BUS: Despite all the economic woes, US bonds are showing a gold-plated rally
ON ROUGH numbers from Goldman Sachs, the US Government has committed to $US8.5 trillion in financial rescue initiatives this year. Now that is one hell of a bail-out, one hell of an open-ended bail-out for that matter.
Nonetheless — and being mindful that almost every asset class has succumbed to the ravages of the global credit crisis — the bellwether US 30-year bond has been rallying.
This is understandable to a point. The turmoil has set off an unprecedented flight to safety, and US treasuries have been the one constant asset upon which all other assets have been benchmarked in the modern world economy.
Strip away the forest to fix your sight on the trees, however, and an obvious question arises: does a mere 3 per cent yield sufficiently compensate the investor for a 30-year punt on the US economy?
True, the debate among pundits has now shifted focus from inflation to deflation, and with inflation apparently dead for now, this 3 per cent appears to be a real yield.
But if inflation is not really dead, just resting (or maybe battered and comatose), we had better watch out because bonds are being issued hand over fist.
Before we look to the latest bill on the mother of all bail-outs, it is worth contemplating for a moment the jobless figures that emerged on Friday in the US. They are frightening.
US companies let more than half a million people go in the month of November alone: 533,000 to be precise. That brings the number of job losses to about 1.9 million in two years, but it is the escalation in November that is scary. The US sharemarket shrugged off the figures and rallied in late trade, as it so often and so mysteriously does. Still, the median forecast from economists had been for 335,000 job losses.
Even bearing in mind that markets anticipate the future and had already factored in a lot of pain, this was a big number.
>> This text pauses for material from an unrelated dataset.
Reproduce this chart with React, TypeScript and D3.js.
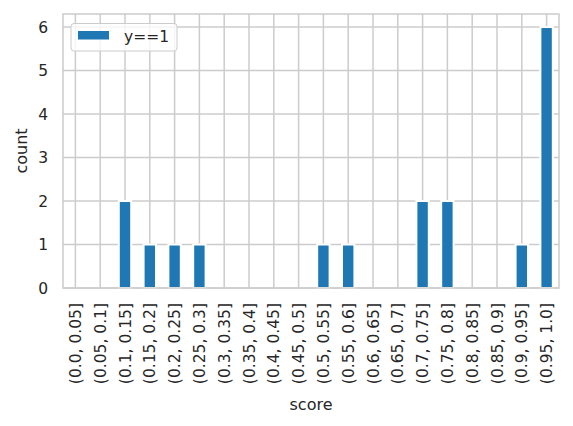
import React from 'react';
import * as d3 from 'd3';

// score bins (pd.cut intervals) and counts for y==1
const bins: string[] = [
  '(0.0, 0.05]', '(0.05, 0.1]', '(0.1, 0.15]', '(0.15, 0.2]', '(0.2, 0.25]',
  '(0.25, 0.3]', '(0.3, 0.35]', '(0.35, 0.4]', '(0.4, 0.45]', '(0.45, 0.5]',
  '(0.5, 0.55]', '(0.55, 0.6]', '(0.6, 0.65]', '(0.65, 0.7]', '(0.7, 0.75]',
  '(0.75, 0.8]', '(0.8, 0.85]', '(0.85, 0.9]', '(0.9, 0.95]', '(0.95, 1.0]',
];
const counts: number[] = [0, 0, 2, 1, 1, 1, 0, 0, 0, 0, 1, 1, 0, 0, 2, 2, 0, 0, 1, 6];
const yTicks: number[] = [0, 1, 2, 3, 4, 5, 6];
const seriesName = 'y==1';

const W = 573;
const H = 426;
const plot = { left: 63, right: 559, top: 14, bottom: 288 };
const font = '"DejaVu Sans", sans-serif';
const ink = '#262626';
const grid = '#cccccc';
const blue = '#1f77b4';

const App = () => {
  const x = d3
    .scaleBand<string>()
    .domain(bins)
    .range([plot.left, plot.right])
    .paddingInner(0.5)
    .paddingOuter(0.25);
  const y = d3.scaleLinear().domain([0, 6.3]).range([plot.bottom, plot.top]);
  const cx = (b: string) => (x(b) as number) + x.bandwidth() / 2;

  return (
    <svg
      width={W}
      height={H}
      style={{ position: 'absolute', left: 0, top: 0, background: '#fff' }}
      fontFamily={font}
    >
      {/* grid */}
      <g stroke={grid} strokeWidth={1.5}>
        {bins.map((b) => (
          <line key={b} x1={cx(b)} x2={cx(b)} y1={plot.top} y2={plot.bottom} />
        ))}
        {yTicks.map((t) => (
          <line key={t} x1={plot.left} x2={plot.right} y1={y(t)} y2={y(t)} />
        ))}
      </g>

      {/* bars */}
      <g fill={blue} stroke="#fff" strokeWidth={2}>
        {bins.map((b, i) =>
          counts[i] > 0 ? (
            <rect
              key={b}
              x={x(b)}
              y={y(counts[i])}
              width={x.bandwidth()}
              height={y(0) - y(counts[i])}
            />
          ) : null
        )}
      </g>

      {/* spines */}
      <rect
        x={plot.left}
        y={plot.top}
        width={plot.right - plot.left}
        height={plot.bottom - plot.top}
        fill="none"
        stroke={grid}
        strokeWidth={1.5}
      />

      {/* y tick labels */}
      <g fill={ink} fontSize={15.5} textAnchor="end">
        {yTicks.map((t) => (
          <text key={t} x={48} y={y(t)} dy="0.36em">
            {t}
          </text>
        ))}
      </g>

      {/* x tick labels */}
      <g fill={ink} fontSize={15.5} textAnchor="end">
        {bins.map((b) => (
          <text
            key={b}
            transform={`translate(${cx(b)},${plot.bottom + 15}) rotate(-90)`}
            dy="0.36em"
          >
            {b}
          </text>
        ))}
      </g>

      {/* axis labels */}
      <text
        x={(plot.left + plot.right) / 2}
        y={410}
        fill={ink}
        fontSize={16}
        textAnchor="middle"
      >
        score
      </text>
      <text
        transform={`translate(27,${(plot.top + plot.bottom) / 2}) rotate(-90)`}
        fill={ink}
        fontSize={16}
        textAnchor="middle"
      >
        count
      </text>

      {/* legend */}
      <g>
        <rect
          x={71}
          y={23.5}
          width={106}
          height={27.5}
          rx={3}
          fill="#fff"
          fillOpacity={0.8}
          stroke={grid}
          strokeWidth={1}
        />
        <rect x={78} y={31} width={31} height={8.5} fill={blue} />
        <text x={124} y={41.5} fill={ink} fontSize={15.5}>
          {seriesName}
        </text>
      </g>
    </svg>
  );
};

export default App;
To other big things, and, although the consumer price index has been meandering along at a rate of 3 per cent, we talk in trillions almost as much as billions these days. And US publication Forbes is the latest to question forecasts of a
$US1 trillion deficit for 2009. $US1 trillion now looks like a conservative estimate, as lowball in fact as the Australian Government's 2 per cent-plus growth figure for next year seems high.